Hydrocarbon Chain Length Induces Surface Structure Transitions in Alkanethiolate–Gold Adatom Self-Assembled Monolayers on Au(111)

• Published in: Journal of physical chemistry. C Vol. 117; no. 5; pp. 2160 - 2165
• Main Authors: Carro, P, Pensa, E, Vericat, C, Salvarezza, R. C
• Format: Journal Article
• Language: English
• Published: Columbus, OH American Chemical Society 07.02.2013
• Subjects: Condensed matter: structure, mechanical and thermal properties; Exact sciences and technology; Phase transitions and critical phenomena; Physics; Solid surfaces and solid-solid interfaces; Surface structure and topography; Surfaces and interfaces; thin films and whiskers (structure and nonelectronic properties); Gold; Binding energy; Chain length; Atomic chain; Hydrocarbons; Density functional method; Adatoms; Alkanethiol; Self-assembled layers; Coverage rate; Surface phase transformations; Surface structure
• ISSN: 1932-7447; 1932-7455
• DOI: 10.1021/jp310800e

A detailed density functional calculation (DFT) study including van der Waals (vdW) dispersion forces of different adatom-containing models (RS–Auad–SR) at saturation coverage for methanethiol (MT), butanethiol (BT), and hexanethiol (HT) on Au(111) is presented. The stability analysis of these lattices shows a transition from the (3 × 4) to the c(4 × 2) surface structure when the number of C atoms in the alkanethiol chain is larger than 2, fairly predicting recent experimental observations for these systems.
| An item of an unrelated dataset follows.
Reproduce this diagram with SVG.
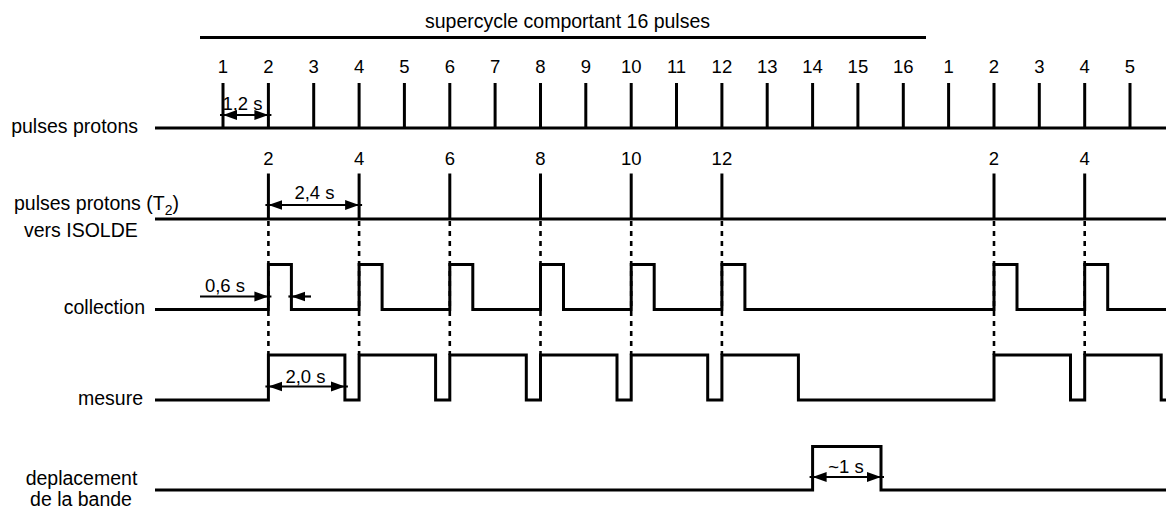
<svg xmlns="http://www.w3.org/2000/svg" width="1166" height="510" viewBox="0 0 1166 510">
<style>
text{font-family:"Liberation Sans",Arial,sans-serif;fill:#000}
.lbl{font-size:19.5px}
.num{font-size:18.5px;text-anchor:middle}
.dim{font-size:18.5px;text-anchor:middle}
.sig{fill:none;stroke:#000;stroke-width:3;stroke-linejoin:miter}
.tick{stroke:#000;stroke-width:3}
.dash{stroke:#000;stroke-width:2.6;stroke-dasharray:5 5}
.arr{stroke:#000;stroke-width:2.2;marker-start:url(#ah);marker-end:url(#ah)}
.arr1{stroke:#000;stroke-width:2.2;marker-end:url(#ah)}
</style>
<defs>
<marker id="ah" markerUnits="userSpaceOnUse" markerWidth="20" markerHeight="12" refX="17" refY="6" orient="auto-start-reverse" viewBox="0 0 20 12">
<path d="M0,1 L14,6 L0,11 Z" fill="#000"/>
</marker>
</defs>

<g id="supercycle">
<line x1="200" y1="37.5" x2="926" y2="37.5" stroke="#000" stroke-width="3.2"/>
<text class="lbl" x="567.5" y="28" text-anchor="middle">supercycle comportant 16 pulses</text>
</g>

<g id="pulses-protons">
<text class="lbl" x="138" y="133" text-anchor="end">pulses protons</text>
<line class="tick" x1="155" y1="128" x2="1166" y2="128"/>
<g class="ticks">
<line class="tick" x1="223" y1="83" x2="223" y2="128"/>
<line class="tick" x1="268.4" y1="83" x2="268.4" y2="128"/>
<line class="tick" x1="313.7" y1="83" x2="313.7" y2="128"/>
<line class="tick" x1="359.1" y1="83" x2="359.1" y2="128"/>
<line class="tick" x1="404.4" y1="83" x2="404.4" y2="128"/>
<line class="tick" x1="449.8" y1="83" x2="449.8" y2="128"/>
<line class="tick" x1="495.1" y1="83" x2="495.1" y2="128"/>
<line class="tick" x1="540.5" y1="83" x2="540.5" y2="128"/>
<line class="tick" x1="585.8" y1="83" x2="585.8" y2="128"/>
<line class="tick" x1="631.2" y1="83" x2="631.2" y2="128"/>
<line class="tick" x1="676.5" y1="83" x2="676.5" y2="128"/>
<line class="tick" x1="721.9" y1="83" x2="721.9" y2="128"/>
<line class="tick" x1="767.2" y1="83" x2="767.2" y2="128"/>
<line class="tick" x1="812.6" y1="83" x2="812.6" y2="128"/>
<line class="tick" x1="857.9" y1="83" x2="857.9" y2="128"/>
<line class="tick" x1="903.3" y1="83" x2="903.3" y2="128"/>
<line class="tick" x1="948.6" y1="83" x2="948.6" y2="128"/>
<line class="tick" x1="994" y1="83" x2="994" y2="128"/>
<line class="tick" x1="1039.3" y1="83" x2="1039.3" y2="128"/>
<line class="tick" x1="1084.7" y1="83" x2="1084.7" y2="128"/>
<line class="tick" x1="1130" y1="83" x2="1130" y2="128"/>
</g>
<g class="nums">
<text class="num" x="223" y="73">1</text>
<text class="num" x="268.4" y="73">2</text>
<text class="num" x="313.7" y="73">3</text>
<text class="num" x="359.1" y="73">4</text>
<text class="num" x="404.4" y="73">5</text>
<text class="num" x="449.8" y="73">6</text>
<text class="num" x="495.1" y="73">7</text>
<text class="num" x="540.5" y="73">8</text>
<text class="num" x="585.8" y="73">9</text>
<text class="num" x="631.2" y="73">10</text>
<text class="num" x="676.5" y="73">11</text>
<text class="num" x="721.9" y="73">12</text>
<text class="num" x="767.2" y="73">13</text>
<text class="num" x="812.6" y="73">14</text>
<text class="num" x="857.9" y="73">15</text>
<text class="num" x="903.3" y="73">16</text>
<text class="num" x="948.6" y="73">1</text>
<text class="num" x="994" y="73">2</text>
<text class="num" x="1039.3" y="73">3</text>
<text class="num" x="1084.7" y="73">4</text>
<text class="num" x="1130" y="73">5</text>
</g>
</g>

<g id="pulses-t2">
<text class="lbl" x="14" y="210">pulses protons (T<tspan font-size="14" dy="5">2</tspan><tspan dy="-5">)</tspan></text>
<text class="lbl" x="24" y="237">vers ISOLDE</text>
<line class="tick" x1="155" y1="219" x2="1166" y2="219"/>
<line class="tick" x1="268.4" y1="173.5" x2="268.4" y2="219"/>
<line class="tick" x1="359.1" y1="173.5" x2="359.1" y2="219"/>
<line class="tick" x1="449.8" y1="173.5" x2="449.8" y2="219"/>
<line class="tick" x1="540.5" y1="173.5" x2="540.5" y2="219"/>
<line class="tick" x1="631.2" y1="173.5" x2="631.2" y2="219"/>
<line class="tick" x1="721.9" y1="173.5" x2="721.9" y2="219"/>
<line class="tick" x1="994" y1="173.5" x2="994" y2="219"/>
<line class="tick" x1="1084.7" y1="173.5" x2="1084.7" y2="219"/>
<text class="num" x="268.4" y="165">2</text>
<text class="num" x="359.1" y="165">4</text>
<text class="num" x="449.8" y="165">6</text>
<text class="num" x="540.5" y="165">8</text>
<text class="num" x="631.2" y="165">10</text>
<text class="num" x="721.9" y="165">12</text>
<text class="num" x="994" y="165">2</text>
<text class="num" x="1084.7" y="165">4</text>
</g>

<g id="collection">
<text class="lbl" x="145" y="314" text-anchor="end">collection</text>
<path class="sig" d="M155,309.5 H268.4 V264.5 H291.4 V309.5 H359.1 V264.5 H382.1 V309.5 H449.8 V264.5 H472.8 V309.5 H540.5 V264.5 H563.5 V309.5 H631.2 V264.5 H654.2 V309.5 H721.9 V264.5 H744.9 V309.5 H994 V264.5 H1017 V309.5 H1084.7 V264.5 H1107.7 V309.5 H1166"/>
</g>

<g id="mesure">
<text class="lbl" x="143" y="405" text-anchor="end">mesure</text>
<path class="sig" d="M155,400 H268.4 V355 H344.9 V400 H359.1 V355 H435.6 V400 H449.8 V355 H526.3 V400 H540.5 V355 H617 V400 H631.2 V355 H707.7 V400 H721.9 V355 H798.4 V400 H994 V355 H1070.5 V400 H1084.7 V355 H1161.2 V400 H1166"/>
</g>

<g id="deplacement">
<text class="lbl" x="81.5" y="485" text-anchor="middle">deplacement</text>
<text class="lbl" x="81" y="506" text-anchor="middle">de la bande</text>
<path class="sig" d="M155,490 H812.6 V446.5 H881 V490 H1166"/>
</g>

<g id="connectors">
<line class="dash" x1="268.4" y1="221" x2="268.4" y2="355"/>
<line class="dash" x1="359.1" y1="221" x2="359.1" y2="355"/>
<line class="dash" x1="449.8" y1="221" x2="449.8" y2="355"/>
<line class="dash" x1="540.5" y1="221" x2="540.5" y2="355"/>
<line class="dash" x1="631.2" y1="221" x2="631.2" y2="355"/>
<line class="dash" x1="721.9" y1="221" x2="721.9" y2="355"/>
<line class="dash" x1="994" y1="221" x2="994" y2="355"/>
<line class="dash" x1="1084.7" y1="221" x2="1084.7" y2="355"/>

<line class="arr" x1="220" y1="115" x2="271.4" y2="115"/>
<text class="dim" x="242.5" y="110">1,2 s</text>

<line class="arr" x1="265.4" y1="205" x2="362.1" y2="205"/>
<text class="dim" x="314.5" y="198.5">2,4 s</text>

<line class="arr1" x1="200" y1="296.5" x2="271.4" y2="296.5"/>
<line class="arr1" x1="311" y1="296.5" x2="288.4" y2="296.5"/>
<text class="dim" x="225" y="292">0,6 s</text>

<line class="arr" x1="265.4" y1="386.5" x2="347.9" y2="386.5"/>
<text class="dim" x="305.5" y="382.5">2,0 s</text>

<line class="arr" x1="809.6" y1="477" x2="884" y2="477"/>
<text class="dim" x="846" y="473">~1 s</text>
</g>
</svg>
The transition takes place when the smaller energy needed to reconstruct the Au(111) surface and the larger binding energy for MT in the (3 × 4) MT lattice is compensated by a larger interaction energy between hydrocarbon chains in the c(4 × 2) lattice for BT and HT. Our calculations therefore explain why the (3 × 4) lattice is more stable for MT and ethanethiol (ET) while the c(4 × 2) lattice predominates for longer alkanethiols, thus shedding light on the behavior of alkanethiol self-assembled monolayers (SAMs) on Au(111).